— begin —
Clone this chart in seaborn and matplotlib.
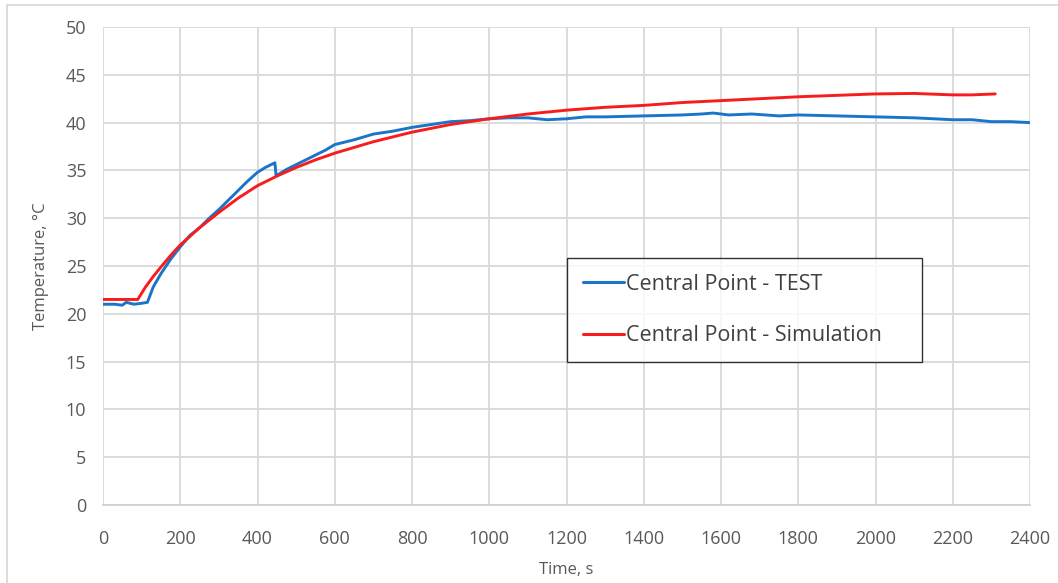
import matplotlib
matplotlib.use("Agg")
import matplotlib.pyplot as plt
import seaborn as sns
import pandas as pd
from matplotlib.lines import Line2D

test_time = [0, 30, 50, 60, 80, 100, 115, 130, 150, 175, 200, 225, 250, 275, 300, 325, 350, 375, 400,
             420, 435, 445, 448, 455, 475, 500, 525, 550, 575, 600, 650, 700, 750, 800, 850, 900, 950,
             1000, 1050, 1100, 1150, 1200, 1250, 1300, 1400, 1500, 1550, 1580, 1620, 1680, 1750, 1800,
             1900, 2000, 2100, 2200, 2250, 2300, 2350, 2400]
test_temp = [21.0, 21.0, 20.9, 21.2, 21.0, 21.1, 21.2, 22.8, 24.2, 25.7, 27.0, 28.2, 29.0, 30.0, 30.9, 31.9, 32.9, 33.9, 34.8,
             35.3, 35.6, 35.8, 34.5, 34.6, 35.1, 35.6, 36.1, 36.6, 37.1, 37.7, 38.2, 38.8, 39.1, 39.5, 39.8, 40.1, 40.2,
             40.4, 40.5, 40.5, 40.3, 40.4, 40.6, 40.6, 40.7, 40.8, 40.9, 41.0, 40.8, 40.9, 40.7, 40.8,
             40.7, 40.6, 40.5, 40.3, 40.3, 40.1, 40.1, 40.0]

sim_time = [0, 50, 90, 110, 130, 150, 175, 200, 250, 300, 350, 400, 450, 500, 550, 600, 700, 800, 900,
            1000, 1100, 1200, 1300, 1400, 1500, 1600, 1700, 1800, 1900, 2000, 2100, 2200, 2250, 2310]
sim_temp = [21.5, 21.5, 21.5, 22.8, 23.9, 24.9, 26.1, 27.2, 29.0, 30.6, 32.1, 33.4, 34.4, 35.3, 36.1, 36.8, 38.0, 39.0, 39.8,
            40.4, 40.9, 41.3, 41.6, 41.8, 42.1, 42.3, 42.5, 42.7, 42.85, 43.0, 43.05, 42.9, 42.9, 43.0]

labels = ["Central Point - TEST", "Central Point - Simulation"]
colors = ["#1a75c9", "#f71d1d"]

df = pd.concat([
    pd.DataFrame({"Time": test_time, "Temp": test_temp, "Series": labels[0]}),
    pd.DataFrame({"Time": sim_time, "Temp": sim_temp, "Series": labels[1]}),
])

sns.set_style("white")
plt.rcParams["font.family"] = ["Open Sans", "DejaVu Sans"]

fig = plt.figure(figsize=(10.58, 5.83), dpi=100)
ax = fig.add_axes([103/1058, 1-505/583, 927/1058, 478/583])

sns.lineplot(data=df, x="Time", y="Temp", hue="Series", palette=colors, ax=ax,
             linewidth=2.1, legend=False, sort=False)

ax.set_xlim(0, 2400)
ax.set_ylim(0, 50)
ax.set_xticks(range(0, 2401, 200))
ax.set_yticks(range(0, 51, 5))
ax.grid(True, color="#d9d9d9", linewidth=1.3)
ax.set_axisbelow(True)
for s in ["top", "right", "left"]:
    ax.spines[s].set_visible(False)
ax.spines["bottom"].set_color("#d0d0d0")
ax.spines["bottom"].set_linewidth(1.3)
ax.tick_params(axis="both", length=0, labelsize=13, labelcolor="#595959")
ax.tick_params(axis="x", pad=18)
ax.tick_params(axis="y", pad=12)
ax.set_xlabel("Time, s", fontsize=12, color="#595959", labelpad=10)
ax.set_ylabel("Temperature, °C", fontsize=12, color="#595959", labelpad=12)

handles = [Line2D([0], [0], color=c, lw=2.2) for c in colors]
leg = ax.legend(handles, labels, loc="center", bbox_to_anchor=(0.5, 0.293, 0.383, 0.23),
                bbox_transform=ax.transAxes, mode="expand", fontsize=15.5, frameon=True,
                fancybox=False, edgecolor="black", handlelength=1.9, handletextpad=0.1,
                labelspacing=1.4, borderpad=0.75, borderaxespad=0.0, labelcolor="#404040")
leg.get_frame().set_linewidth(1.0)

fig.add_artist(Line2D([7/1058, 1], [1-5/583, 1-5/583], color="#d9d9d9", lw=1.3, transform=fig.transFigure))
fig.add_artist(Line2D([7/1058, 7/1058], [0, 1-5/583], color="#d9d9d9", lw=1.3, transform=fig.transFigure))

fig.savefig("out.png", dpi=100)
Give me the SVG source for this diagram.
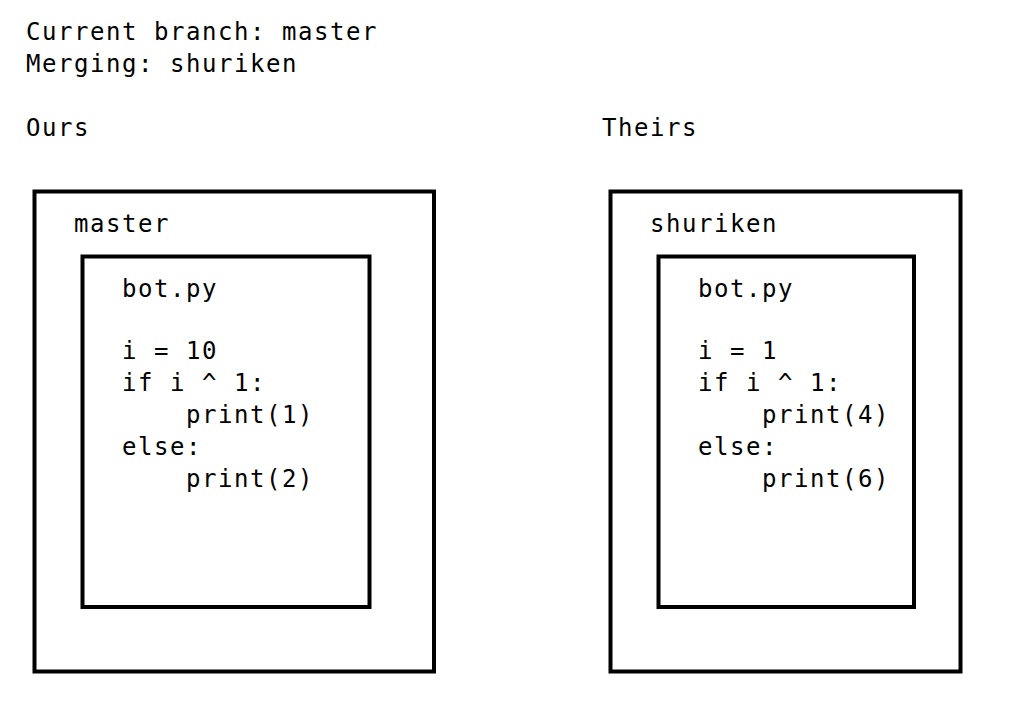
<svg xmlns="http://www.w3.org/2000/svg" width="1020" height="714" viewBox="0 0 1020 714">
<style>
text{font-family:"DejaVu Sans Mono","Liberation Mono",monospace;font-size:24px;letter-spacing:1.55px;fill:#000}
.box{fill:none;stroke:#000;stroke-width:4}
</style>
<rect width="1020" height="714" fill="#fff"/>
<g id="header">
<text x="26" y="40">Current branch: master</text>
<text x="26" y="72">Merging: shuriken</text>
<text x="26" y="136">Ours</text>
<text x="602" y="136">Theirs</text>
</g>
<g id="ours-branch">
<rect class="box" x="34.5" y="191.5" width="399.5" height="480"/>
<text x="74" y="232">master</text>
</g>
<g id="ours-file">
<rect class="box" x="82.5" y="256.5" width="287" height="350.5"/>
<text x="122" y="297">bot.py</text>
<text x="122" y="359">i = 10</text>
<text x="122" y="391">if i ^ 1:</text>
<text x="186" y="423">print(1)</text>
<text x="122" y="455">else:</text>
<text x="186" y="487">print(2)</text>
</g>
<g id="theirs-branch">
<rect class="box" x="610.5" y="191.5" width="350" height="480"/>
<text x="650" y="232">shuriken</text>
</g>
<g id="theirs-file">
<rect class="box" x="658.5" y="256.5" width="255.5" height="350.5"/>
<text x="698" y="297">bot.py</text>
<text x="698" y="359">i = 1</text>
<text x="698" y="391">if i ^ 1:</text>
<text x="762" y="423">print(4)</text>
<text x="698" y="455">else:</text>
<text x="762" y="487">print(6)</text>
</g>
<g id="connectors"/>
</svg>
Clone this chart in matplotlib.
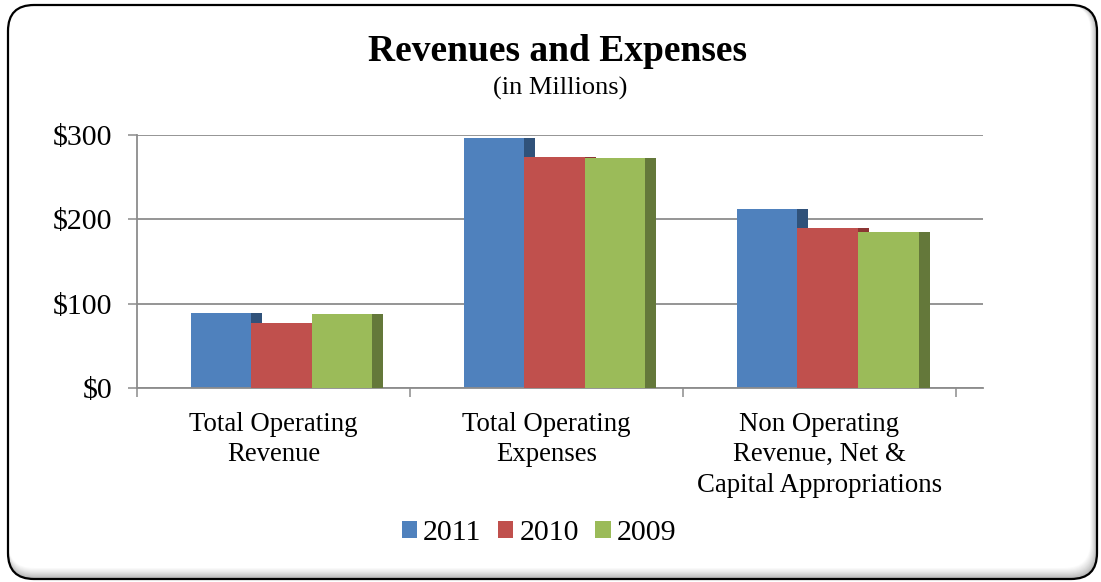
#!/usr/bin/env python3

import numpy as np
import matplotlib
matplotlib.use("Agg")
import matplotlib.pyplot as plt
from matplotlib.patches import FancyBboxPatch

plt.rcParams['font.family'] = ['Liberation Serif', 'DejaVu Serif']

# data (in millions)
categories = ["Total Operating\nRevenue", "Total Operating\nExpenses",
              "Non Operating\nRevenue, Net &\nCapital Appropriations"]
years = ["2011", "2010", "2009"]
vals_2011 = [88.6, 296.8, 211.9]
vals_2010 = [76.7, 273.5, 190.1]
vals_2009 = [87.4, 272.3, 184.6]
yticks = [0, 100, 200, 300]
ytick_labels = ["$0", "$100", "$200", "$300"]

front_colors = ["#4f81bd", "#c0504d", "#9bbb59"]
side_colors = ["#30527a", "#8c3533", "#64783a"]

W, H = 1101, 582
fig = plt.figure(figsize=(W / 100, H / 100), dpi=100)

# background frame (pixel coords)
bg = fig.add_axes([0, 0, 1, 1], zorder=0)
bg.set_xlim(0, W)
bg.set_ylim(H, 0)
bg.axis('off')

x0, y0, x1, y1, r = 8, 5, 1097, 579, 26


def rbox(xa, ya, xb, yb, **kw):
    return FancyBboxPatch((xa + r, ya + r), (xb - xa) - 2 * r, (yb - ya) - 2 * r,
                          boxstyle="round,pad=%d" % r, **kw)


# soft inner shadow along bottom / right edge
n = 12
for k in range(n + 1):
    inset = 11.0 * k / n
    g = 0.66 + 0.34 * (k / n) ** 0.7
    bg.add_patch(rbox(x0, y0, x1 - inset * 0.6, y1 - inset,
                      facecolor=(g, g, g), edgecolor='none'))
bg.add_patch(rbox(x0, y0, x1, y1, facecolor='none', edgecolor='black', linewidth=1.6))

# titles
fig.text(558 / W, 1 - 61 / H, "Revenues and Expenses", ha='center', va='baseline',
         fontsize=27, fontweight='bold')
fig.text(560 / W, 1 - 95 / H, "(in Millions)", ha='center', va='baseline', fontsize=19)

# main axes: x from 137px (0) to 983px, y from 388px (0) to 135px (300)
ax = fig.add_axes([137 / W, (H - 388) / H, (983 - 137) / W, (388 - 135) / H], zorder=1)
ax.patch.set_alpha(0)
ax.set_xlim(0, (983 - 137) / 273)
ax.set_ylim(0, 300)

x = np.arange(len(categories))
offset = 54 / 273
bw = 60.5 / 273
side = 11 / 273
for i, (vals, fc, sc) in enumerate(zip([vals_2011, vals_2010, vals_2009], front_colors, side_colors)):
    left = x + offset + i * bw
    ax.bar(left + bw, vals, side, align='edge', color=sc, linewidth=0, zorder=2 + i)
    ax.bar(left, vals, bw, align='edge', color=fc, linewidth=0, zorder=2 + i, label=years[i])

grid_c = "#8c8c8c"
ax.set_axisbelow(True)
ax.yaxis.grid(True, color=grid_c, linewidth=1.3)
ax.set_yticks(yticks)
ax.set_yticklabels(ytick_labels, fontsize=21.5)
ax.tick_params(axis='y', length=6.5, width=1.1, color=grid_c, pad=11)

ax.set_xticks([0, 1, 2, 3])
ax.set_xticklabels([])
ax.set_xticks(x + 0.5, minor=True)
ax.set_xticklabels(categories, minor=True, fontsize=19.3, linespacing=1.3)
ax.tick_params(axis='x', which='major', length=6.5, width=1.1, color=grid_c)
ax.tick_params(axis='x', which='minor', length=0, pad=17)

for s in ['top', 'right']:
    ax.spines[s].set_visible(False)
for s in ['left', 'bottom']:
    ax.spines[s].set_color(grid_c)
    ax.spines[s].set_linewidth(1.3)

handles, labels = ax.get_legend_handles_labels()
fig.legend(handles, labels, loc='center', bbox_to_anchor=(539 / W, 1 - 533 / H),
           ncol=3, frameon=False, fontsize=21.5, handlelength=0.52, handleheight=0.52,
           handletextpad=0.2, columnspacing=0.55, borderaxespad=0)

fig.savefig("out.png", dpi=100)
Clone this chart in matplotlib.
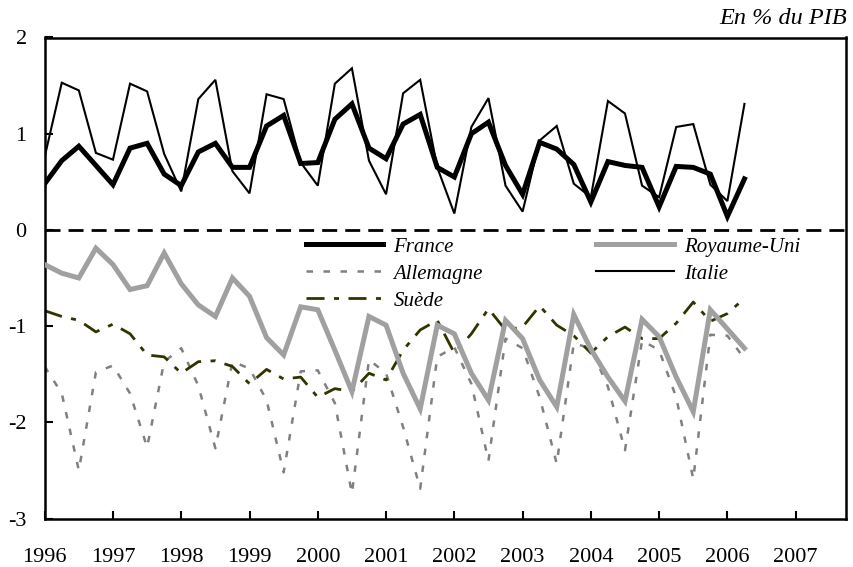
— end —
■ Objective ■
Repeat the records above exactly, from the first line through the line that contains "from matplotlib.lines import Line2D", and leave out the pictures.

■ Result of the exercise ■
Clone this chart in seaborn and matplotlib.
import matplotlib
matplotlib.use("Agg")
import matplotlib.pyplot as plt
import seaborn as sns
import pandas as pd
from matplotlib.lines import Line2D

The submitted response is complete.